■ Material shown ■
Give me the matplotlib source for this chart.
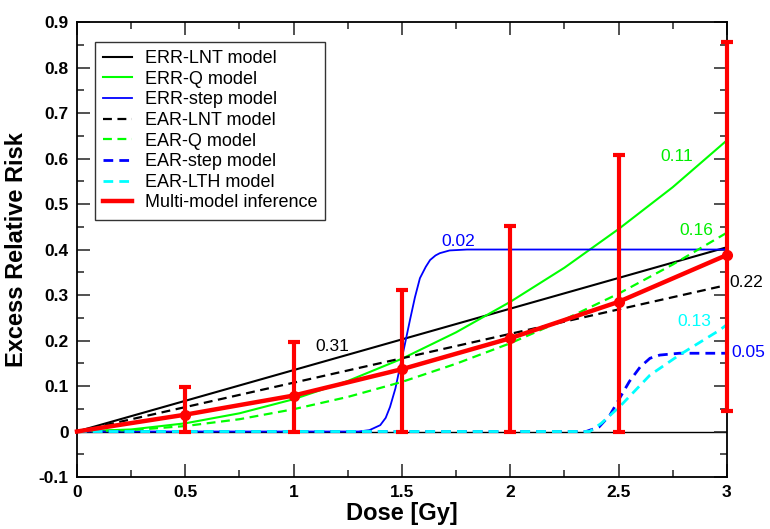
import matplotlib
matplotlib.use("Agg")
import matplotlib.pyplot as plt
from matplotlib.ticker import MultipleLocator

plt.rcParams['font.family'] = ['Liberation Sans', 'DejaVu Sans']

# ---- data ----
lnt_dose = [0.0, 3.0]
err_lnt = [0.0, 0.405]
ear_lnt = [0.0, 0.322]

q_dose = [0.0, 0.25, 0.5, 0.75, 1.0, 1.25, 1.5, 1.75, 2.0, 2.25, 2.5, 2.75, 3.0]
err_q = [0.0, 0.0045, 0.018, 0.040, 0.071, 0.111, 0.160, 0.218, 0.285, 0.360, 0.445, 0.537, 0.640]
ear_q = [0.0, 0.003, 0.012, 0.027, 0.049, 0.076, 0.109, 0.149, 0.194, 0.246, 0.303, 0.367, 0.437]

err_step_dose = [0.0, 1.30, 1.35, 1.40, 1.425, 1.445, 1.47, 1.49, 1.515, 1.537, 1.56, 1.583,
                 1.61, 1.63, 1.655, 1.675, 1.72, 1.80, 3.0]
err_step = [0.0, 0.0, 0.003, 0.014, 0.030, 0.054, 0.095, 0.140, 0.195, 0.245, 0.295, 0.337,
            0.362, 0.377, 0.387, 0.392, 0.398, 0.400, 0.400]

ear_step_dose = [0.0, 2.35, 2.41, 2.46, 2.506, 2.55, 2.60, 2.645, 2.69, 2.78, 3.0]
ear_step = [0.0, 0.0, 0.010, 0.036, 0.074, 0.110, 0.142, 0.161, 0.168, 0.172, 0.172]

ear_lth_dose = [0.0, 2.367, 2.42, 2.506, 2.645, 2.78, 2.967, 3.0]
ear_lth = [0.0, 0.0, 0.018, 0.055, 0.124, 0.168, 0.223, 0.235]

mmi_dose = [0.0, 0.5, 1.0, 1.5, 2.0, 2.5, 3.0]
mmi = [0.0, 0.037, 0.079, 0.137, 0.205, 0.285, 0.388]
mmi_lo = [0.0, 0.0, 0.0, 0.0, 0.0, 0.0, 0.045]
mmi_hi = [0.0, 0.098, 0.197, 0.311, 0.452, 0.608, 0.856]

ann_text = ["0.31", "0.02", "0.11", "0.16", "0.22", "0.13", "0.05"]
ann_x = [1.18, 1.76, 2.77, 2.86, 3.09, 2.85, 3.10]
ann_y = [0.187, 0.418, 0.604, 0.442, 0.327, 0.242, 0.174]
ann_color = ["black", "#0000ff", "#00ee00", "#00ee00", "black", "#00ffff", "#0000ff"]

# ---- figure ----
fig = plt.figure(figsize=(7.7, 5.29), dpi=100)
ax = fig.add_axes([0.1, 0.0983, 0.844, 0.86])

ax.axhline(0, color="black", lw=1.0, zorder=1)

dash = (0, (4, 2.5))
ax.plot(lnt_dose, err_lnt, color="black", lw=1.5, label="ERR-LNT model")
ax.plot(q_dose, err_q, color="#00ff00", lw=1.5, label="ERR-Q model")
ax.plot(err_step_dose, err_step, color="#0000ff", lw=1.3, label="ERR-step model")
ax.plot(lnt_dose, ear_lnt, color="black", lw=1.6, ls=dash, label="EAR-LNT model")
ax.plot(q_dose, ear_q, color="#00ff00", lw=1.6, ls=dash, label="EAR-Q model")
ax.plot(ear_step_dose, ear_step, color="#0000ff", lw=2.0, ls=(0, (3.5, 2.2)), label="EAR-step model")
ax.plot(ear_lth_dose, ear_lth, color="#00ffff", lw=2.0, ls=(0, (3.5, 2.2)), label="EAR-LTH model")

yerr = [[m - l for m, l in zip(mmi, mmi_lo)], [h - m for m, h in zip(mmi, mmi_hi)]]
ax.plot(mmi_dose, mmi, color="#ff0000", lw=3.2, label="Multi-model inference", zorder=5, clip_on=False)
ax.errorbar(mmi_dose[1:], mmi[1:],
            yerr=[yerr[0][1:], yerr[1][1:]],
            fmt="o", color="#ff0000", ms=7, elinewidth=3, capsize=4.5, capthick=3,
            zorder=6, clip_on=False)

for t, x, y, c in zip(ann_text, ann_x, ann_y, ann_color):
    ax.text(x, y, t, color=c, fontsize=12.5, ha="center", va="center", clip_on=False)

ax.set_xlim(0, 3)
ax.set_ylim(-0.1, 0.9)
ax.xaxis.set_major_locator(MultipleLocator(0.5))
ax.xaxis.set_minor_locator(MultipleLocator(0.25))
ax.yaxis.set_major_locator(MultipleLocator(0.1))
ax.yaxis.set_minor_locator(MultipleLocator(0.05))
ax.set_xticks([0, 0.5, 1, 1.5, 2, 2.5, 3])
ax.set_xticklabels(["0", "0.5", "1", "1.5", "2", "2.5", "3"])
ax.set_yticks([-0.1, 0, 0.1, 0.2, 0.3, 0.4, 0.5, 0.6, 0.7, 0.8, 0.9])
ax.set_yticklabels(["-0.1", "0", "0.1", "0.2", "0.3", "0.4", "0.5", "0.6", "0.7", "0.8", "0.9"])
ax.tick_params(which="both", direction="in", top=True, right=True, width=1.1, color="#222222")
ax.tick_params(which="major", length=9.5, labelsize=12.5, pad=6)
ax.tick_params(which="minor", length=5)
for lab in ax.get_xticklabels() + ax.get_yticklabels():
    lab.set_fontweight("bold")
for s in ax.spines.values():
    s.set_linewidth(1.3)

ax.set_xlabel("Dose [Gy]", fontsize=17, fontweight="bold", labelpad=1)
ax.set_ylabel("Excess Relative Risk", fontsize=17, fontweight="bold", labelpad=8)

leg = ax.legend(loc="upper left", bbox_to_anchor=(0.028, 0.956), borderaxespad=0,
                fontsize=13, frameon=True, fancybox=False, edgecolor="black",
                handlelength=1.6, handletextpad=0.7, labelspacing=0.2,
                borderpad=0.45)
leg.get_frame().set_linewidth(1.0)

fig.savefig("out.png", dpi=100)
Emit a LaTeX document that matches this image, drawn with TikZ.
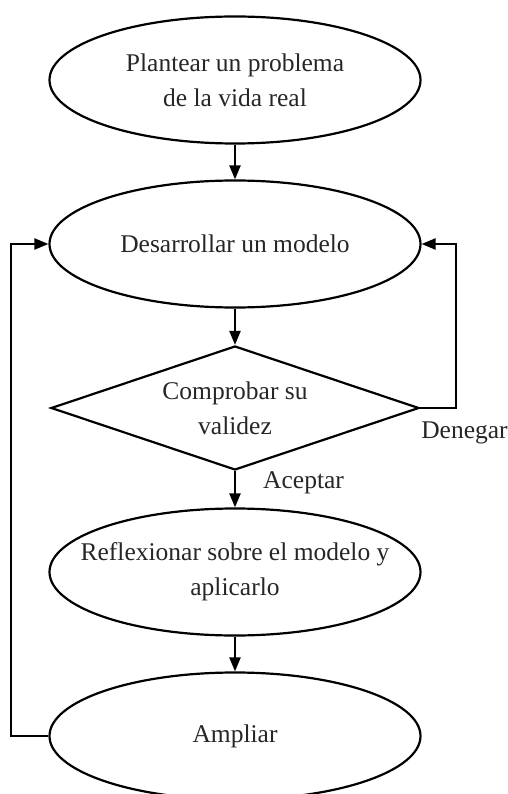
\documentclass[tikz,border=0pt]{standalone}
\usepackage{fontspec}
\setmainfont{Liberation Serif}
\usetikzlibrary{shapes.geometric,arrows.meta}

\begin{document}
\begin{tikzpicture}[
                    x=1pt, y=1pt,
                    node distance=164pt,
                    every node/.style={
                        align=center,
                        text=black!85,
                        font=\fontsize{25.5}{35}\selectfont
                    },
                    elipse/.style={ellipse, draw, line width=2.2pt, minimum width=371pt, minimum height=127pt, inner xsep=-30pt, inner ysep=0pt},
                    rombo/.style={diamond, aspect=3, draw, line width=2.2pt, minimum width=368pt, minimum height=124pt, inner sep=0pt},
                    etiqueta/.style={inner sep=0pt, anchor=west},
                    flecha/.style={-{Triangle[length=14pt,width=11pt]}, line width=2.2pt}
                ]
                    \useasboundingbox (-235,80) rectangle (272,-714);

                    \node[elipse] (plantear) {Plantear un problema\\de la vida real};
                    \node[elipse] (desarrollar) [below of=plantear] {Desarrollar un modelo};
                    \node[rombo] (comprobar) [below of=desarrollar] {Comprobar su\\validez};
                    \node[elipse] (reflexionar) [below of=comprobar] {Reflexionar sobre el modelo y\\aplicarlo};
                    \node[elipse] (ampliar) [below of=reflexionar] {Ampliar};

                    \node[etiqueta] (aceptar) at ([xshift=28pt,yshift=-12pt]comprobar.south) {Aceptar};
                    \node[etiqueta] (denegar) at ([xshift=1pt,yshift=-25pt]comprobar.east) {Denegar};

                    % Edges
                    \draw[flecha] (plantear) -- (desarrollar);
                    \draw[flecha] (desarrollar) -- (comprobar);
                    \draw[flecha] (comprobar) -- (reflexionar);
                    \draw[flecha] (reflexionar) -- (ampliar);
                    \draw[flecha] (comprobar.east) -- ++(36,0) |- (desarrollar.east);
                    \draw[flecha] (ampliar.west) -- ++(-37,0) |- (desarrollar.west);
                \end{tikzpicture}
\end{document}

■ What you should do ■
Copy nothing but the lines from the first one in the listing through the line with "plt.rcParams['font.family'] = ['Liberation", and omit the pictures.

■ Final result ■
Give me the matplotlib source for this chart.
import matplotlib
matplotlib.use("Agg")
import matplotlib.pyplot as plt
from matplotlib.ticker import MultipleLocator

plt.rcParams['font.family'] = ['Liberation Sans', 'DejaVu Sans']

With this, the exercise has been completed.